Saturday, May 22, 2010

Picture this


One way of increasing your chances of making a good movie: point your camera at Armin Mueller-Stahl. There is a category of actor such including Raimu, Humphrey Bogart, Jean Gabin, Toshiro Mifune, Anna Magnani, Gary Cooper, who project their presence, their essence, even when completely in repose. You'll notice a preponderance of non-English-speaking actors in this list, because they are not dependent on dialogue to convey meaning and feeling. As demonstrated in Avalon, and Music Box and Eastern Promises, Mueller-Stahl belongs in that category.

Local Color (2008) is intended to be the Karate Kid of painting. The reportedly autobiographical script by director George Gallo evidently lured Mueller-Stahl out of retirement, possibly because of his own devotion to painting. He's given a great deal of talking to do, and a lot of it is claptrap about the nature of or the meaning of art. There are a lot of cheap shots at abstract expressionists, as though their art was false.

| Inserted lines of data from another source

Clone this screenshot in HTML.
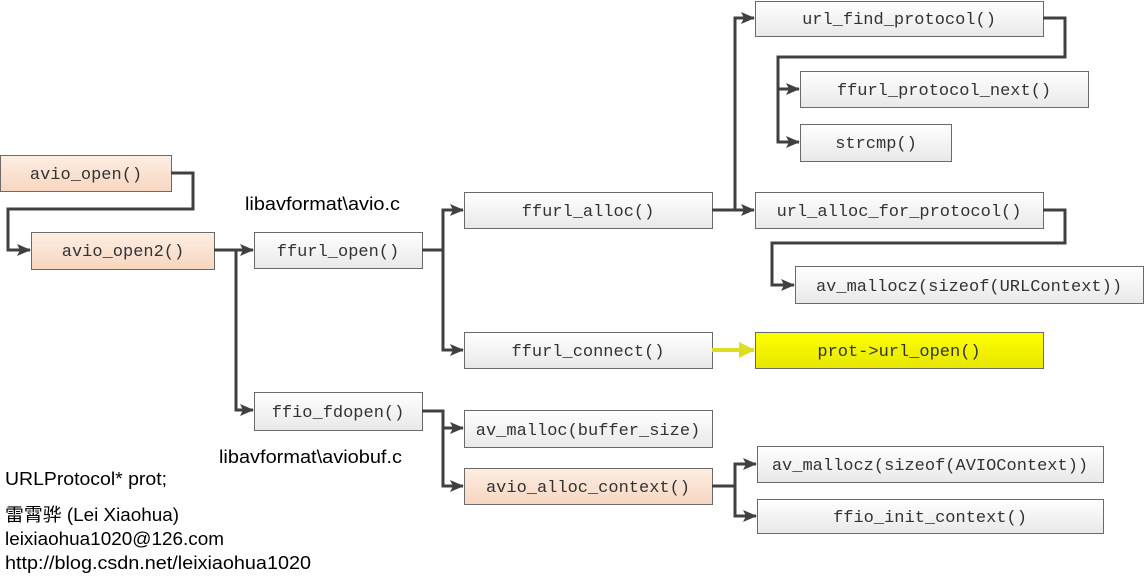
<!DOCTYPE html>
<html><head><meta charset="utf-8"><style>
html,body{margin:0;padding:0;background:#fff;width:1145px;height:579px;overflow:hidden}
svg{display:block}
.m{font-family:"Liberation Mono","Noto Sans CJK SC",monospace;font-size:17px;fill:#333}
.s{font-family:"Liberation Sans","Noto Sans CJK SC",sans-serif;font-size:18px;fill:#000}
</style></head><body>
<svg width="1145" height="579" viewBox="0 0 1145 579" xmlns="http://www.w3.org/2000/svg">
<defs>
<linearGradient id="g" x1="0" y1="0" x2="0" y2="1"><stop offset="0" stop-color="#ffffff"/><stop offset="1" stop-color="#e8e8e8"/></linearGradient>
<linearGradient id="p" x1="0" y1="0" x2="0" y2="1"><stop offset="0" stop-color="#fdeee3"/><stop offset="1" stop-color="#f6d6c0"/></linearGradient>
<linearGradient id="y" x1="0" y1="0" x2="0" y2="1"><stop offset="0" stop-color="#ffff00"/><stop offset="1" stop-color="#e6e600"/></linearGradient>
<marker id="a" markerWidth="14" markerHeight="12" refX="13" refY="6" orient="auto" markerUnits="userSpaceOnUse"><path d="M0,0 L14,6 L0,12 L3,6 z" fill="#404040"/></marker>
<marker id="ay" markerWidth="16" markerHeight="16" refX="15" refY="8" orient="auto" markerUnits="userSpaceOnUse"><path d="M0,0 L16,8 L0,16 z" fill="#dede20"/></marker>
</defs>
<g stroke="#6a6a6a" stroke-width="1">
<rect x="0.5" y="155.5" width="171" height="36" fill="url(#p)"/>
<rect x="31.5" y="232.5" width="183" height="37" fill="url(#p)"/>
<rect x="254.5" y="232.5" width="168" height="36" fill="url(#g)"/>
<rect x="254.5" y="392.5" width="168" height="38" fill="url(#g)"/>
<rect x="464.5" y="192.5" width="248" height="36" fill="url(#g)"/>
<rect x="464.5" y="332.5" width="248" height="36" fill="url(#g)"/>
<rect x="464.5" y="410.5" width="248" height="37" fill="url(#g)"/>
<rect x="464.5" y="468.5" width="248" height="36" fill="url(#p)"/>
<rect x="755.5" y="1.5" width="288" height="35" fill="url(#g)"/>
<rect x="800.5" y="71.5" width="288" height="36" fill="url(#g)"/>
<rect x="800.5" y="124.5" width="151" height="37" fill="url(#g)"/>
<rect x="755.5" y="192.5" width="288" height="36" fill="url(#g)"/>
<rect x="795.5" y="266.5" width="348" height="37" fill="url(#g)"/>
<rect x="755.5" y="332.5" width="288" height="36" fill="url(#y)"/>
<rect x="757.5" y="446.5" width="346" height="36" fill="url(#g)"/>
<rect x="757.5" y="499.5" width="346" height="34" fill="url(#g)"/>
</g>
<g stroke="#404040" stroke-width="3" fill="none">
<path d="M171,173 H193 V209 H8 V250 H30" marker-end="url(#a)"/>
<path d="M214,250 H253" marker-end="url(#a)"/>
<path d="M236,250 V410 H253" marker-end="url(#a)"/>
<path d="M422,250 H443"/>
<path d="M443,350 V210 H463" marker-end="url(#a)"/>
<path d="M443,250 V350 H463" marker-end="url(#a)"/>
<path d="M422,411 H443 V428 H463" marker-end="url(#a)"/>
<path d="M443,428 V486 H463" marker-end="url(#a)"/>
<path d="M712,210 H754" marker-end="url(#a)"/>
<path d="M735,210 V18 H754" marker-end="url(#a)"/>
<path d="M1043,18 H1065 V57 H778 V89 H799" marker-end="url(#a)"/>
<path d="M778,89 V142 H799" marker-end="url(#a)"/>
<path d="M1043,210 H1065 V243 H772 V285 H794" marker-end="url(#a)"/>
<path d="M712,486 H735 V464 H756" marker-end="url(#a)"/>
<path d="M735,486 V516 H756" marker-end="url(#a)"/>
</g>
<path d="M712,350 H754" stroke="#dede20" stroke-width="4" fill="none" marker-end="url(#ay)"/>
<g class="m" text-anchor="middle">
<text x="86" y="179">avio_open()</text>
<text x="123" y="256">avio_open2()</text>
<text x="338" y="256">ffurl_open()</text>
<text x="338" y="417">ffio_fdopen()</text>
<text x="588" y="216">ffurl_alloc()</text>
<text x="588" y="356">ffurl_connect()</text>
<text x="588" y="435">av_malloc(buffer_size)</text>
<text x="588" y="492">avio_alloc_context()</text>
<text x="899" y="24">url_find_protocol()</text>
<text x="944" y="95">ffurl_protocol_next()</text>
<text x="876" y="148">strcmp()</text>
<text x="899" y="216">url_alloc_for_protocol()</text>
<text x="969" y="291">av_mallocz(sizeof(URLContext))</text>
<text x="899" y="356">prot-&gt;url_open()</text>
<text x="930" y="470">av_mallocz(sizeof(AVIOContext))</text>
<text x="930" y="522">ffio_init_context()</text>
</g>
<g class="s">
<text x="245" y="210" textLength="155" lengthAdjust="spacingAndGlyphs">libavformat\avio.c</text>
<text x="219" y="463" textLength="183" lengthAdjust="spacingAndGlyphs">libavformat\aviobuf.c</text>
<text x="5" y="485" textLength="162" lengthAdjust="spacingAndGlyphs">URLProtocol* prot;</text>
<text x="5" y="521" textLength="174" lengthAdjust="spacingAndGlyphs">雷霄骅 (Lei Xiaohua)</text>
<text x="5" y="545" textLength="219" lengthAdjust="spacingAndGlyphs">leixiaohua1020@126.com</text>
<text x="5" y="569" textLength="306" lengthAdjust="spacingAndGlyphs">http://blog.csdn.net/leixiaohua1020</text>
</g>
</svg>
</body></html>
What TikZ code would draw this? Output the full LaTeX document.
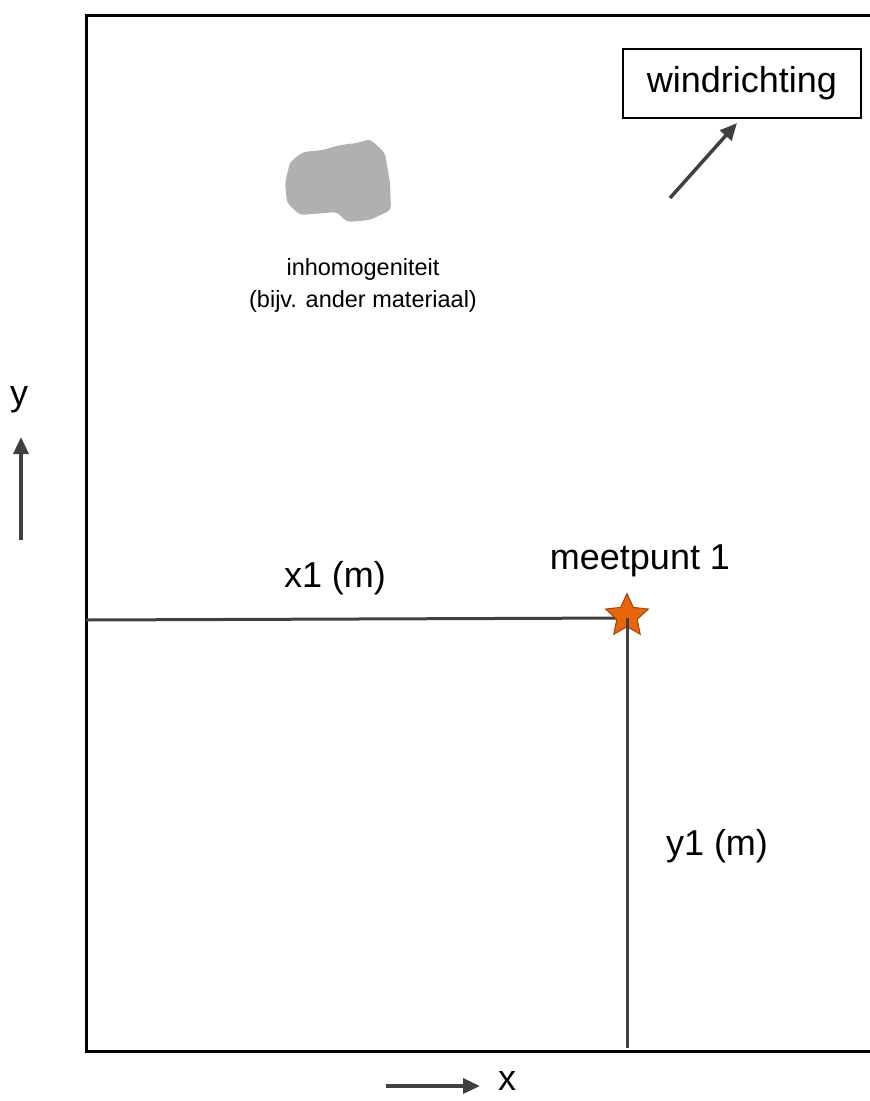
\documentclass[tikz,border=0pt]{standalone}
\usepackage{fontspec}
\setmainfont{Liberation Sans}
\usetikzlibrary{shapes.geometric,arrows.meta}
\definecolor{linegray}{HTML}{404040}
\definecolor{blobgray}{HTML}{B0B0B0}
\definecolor{starfill}{HTML}{E8650A}
\definecolor{stardraw}{HTML}{A84400}
\tikzset{
  bigtext/.style={font=\fontsize{36}{40}\selectfont, inner sep=0pt},
  smalltext/.style={font=\fontsize{23.5}{28}\selectfont, inner sep=0pt, align=center},
  guide/.style={draw=linegray, line width=3pt},
  dirarrow/.style={draw=linegray, line width=3.5pt, -{Triangle[length=17pt,width=15pt]}},
}
\begin{document}
\begin{tikzpicture}[x=1pt,y=-1pt]
\useasboundingbox (0,0) rectangle (870,1101);
% frame
\draw[line width=3pt] (900,15) -- (86,15) -- (86,1051) -- (900,1051);
% wind direction box
\node[draw, line width=1.5pt, minimum width=238pt, minimum height=69pt, bigtext] (wind) at (742,83.5) {windrichting};
\coordinate (wstart) at (670,198);
\coordinate (wend) at (737,123);
\draw[dirarrow] (wstart) -- (wend);
% inhomogeneity blob
\fill[blobgray, rounded corners=4pt] (370,139) -- (385,153) -- (390,183) -- (391,210) -- (370,220) -- (347,222) -- (337,212) -- (300,215) -- (287,203) -- (285,183) -- (290,162) -- (303,152) -- (323,150) -- (340,145) -- (357,143) -- cycle;
\node[smalltext] (inh) at (363,285) {inhomogeniteit\\[4pt](bijv. ander materiaal)};
% axes indicators
\node[bigtext] (ylab) at (19,400) {y};
\coordinate (ys) at (21,540);
\coordinate (ye) at (21,437);
\draw[dirarrow] (ys) -- (ye);
\coordinate (xs) at (386,1086);
\coordinate (xe) at (480,1086);
\draw[dirarrow] (xs) -- (xe);
\node[bigtext] (xlab) at (507,1081) {x};
% measurement point
\coordinate (left) at (86,620);
\coordinate (mp) at (627,618);
\coordinate (bottom) at (627,1048);
\draw[guide] (left) -- (mp);
\node[star, star points=5, star point ratio=2.1, minimum size=45pt, inner sep=0pt, fill=starfill, draw=stardraw, line width=1pt] (star) at (627,616) {};
\draw[guide] (mp) -- (bottom);
\node[bigtext] (x1) at (335,578) {x1 (m)};
\node[bigtext] (meet) at (640,561) {meetpunt 1};
\node[bigtext] (y1) at (717,846) {y1 (m)};
\end{tikzpicture}
\end{document}
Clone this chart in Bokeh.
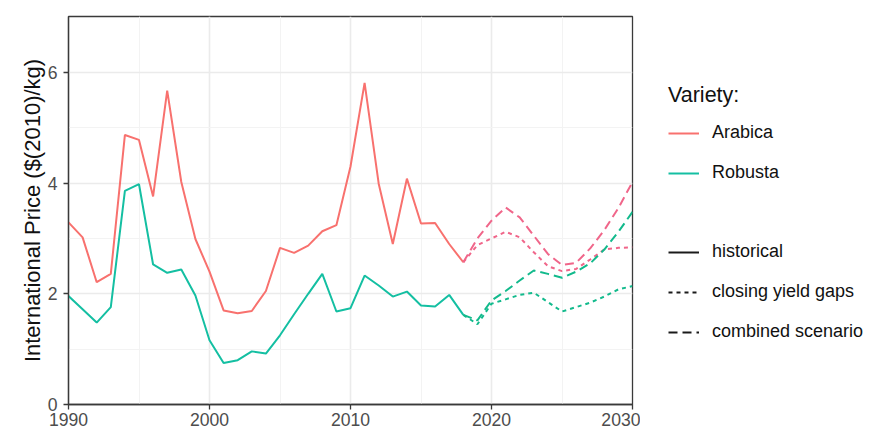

Let's think about how "real" and "natural" representational art is. Representational art requires that the eye examine a flat piece of canvas with colored oil on it, decipher those colors spread on a flat surface and figure out a comparison to real-world three-dimensional objects. Other animals can't do that, because representational art requires the interpretation of signs and symbols. Abstract expressionism requires no interpretation. It's a bunch of sploshes--you like or you don't. But you don't have to decide whether they look like a tree. That's an intellectual construct.

The fact is, the only completely direct and natural art is music, which does not attempt to represent anything and does not use symbols or signals. Each form of music has conventions, but that is a way of dealing with infinite choice. Every other form of music has to pass through the thinking part of the brain on the way to the feeling. Music goes straight to feeling. Was and is the greatest art.

Back to film. The good news is that digital cinematography has reached the point that the colors in the film are very well represented, although I would recommend a large-format widescreen display, because one is called on to see all the colors within the object--which is the definition of "local color." Clever, heh?